DU POIDS DU CLERGE
Dans l'Iran prémoderne, « la cohésion de l'espace et de la société urbaines était moins assurée par le pouvoir politique ou celui des marchands que par le clergé chi'ite ». Nos auteurs attribuent déjà, de manière injustifiée et au détriment des éléments séculiers, un rôle exagéré aux religieux dans la structuration de la société urbaine, passant par pertes et profits la structure même de l'urbanisation polycentrique; les relations de clientélisme que cette forme de l'espace urbaine exprimait; les familles étendues où se perpétuaient parfois les structures segmentaires...
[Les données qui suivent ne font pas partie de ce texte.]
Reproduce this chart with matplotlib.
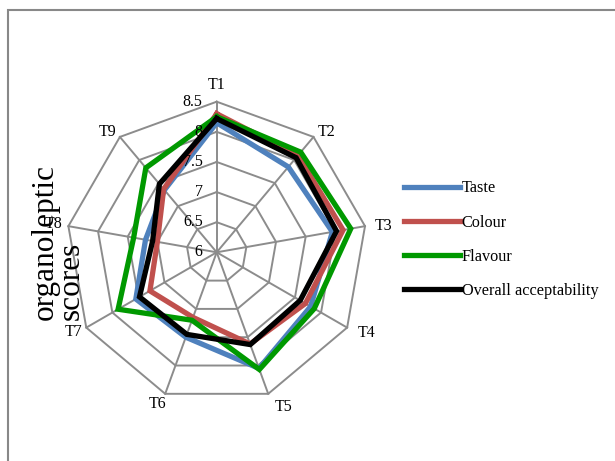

La modernisation aurait beaucoup réduit le poids du clergé dans la société, mais lui aurait laissé le privilège exorbitant de former jusqu'à la révolution de 1979 le seul « groupe social faisant fonction d'intelligentsia produisant collectivement un discours normatif et critique sur la société ». L'émergence de l'intelligentsia moderne, qui remonte à la fin du XIXe siècle, ainsi que son énorme influence tout au cours de l'histoire de ce siècle se trouvent rayées d'un trait de plume.
Seuls trouvent grâce les mollahs ou les intellectuels islamistes, présentés, grâce à des omissions significatives, sous leur meilleur jour toujours au détriment des laïcs.
L'ayatollah Motahhari, fidèle élève de Khomeiny et l'un des apologistes de la république islamique, nous est décrit avec une naïveté déconcertante comme « l'un des penseurs les plus éminents de l'Iran » !
Djalal Ale-Ahmad, polémiste et médiocre écrivain qui a commencé sa carrière dans les rangs du parti communiste pour passer chez les mossadeghistes de gauche et finir dans la mouvance islamiste et anti-moderniste, est l'intellectuel le plus cité, et toujours couvert d'éloges.
Quant à Shariati, intellectuel et prédicateur islamiste qui a bénéficié d'une grande audience sous le régime du Shah, nos auteurs, qui traitent plus d'une fois de sa vie et de ses idées, oublient chaque fois de faire la plus petite allusion à sa manipulation par la Savak, qui espérait, en lui concédant une grande liberté de prêche, l'utiliser — avec les résultats que l'on connaît — contre les extrémistes de gauche. Cela est d'autant plus surprenant que Djalal Matini, ancien professeur et collègue de Shariati à l'université de Mashad, qui a suivi de près la carrière de celui-ci et qui vit en exil, a rendu public tout ce qu'il connaissait sur cette histoire.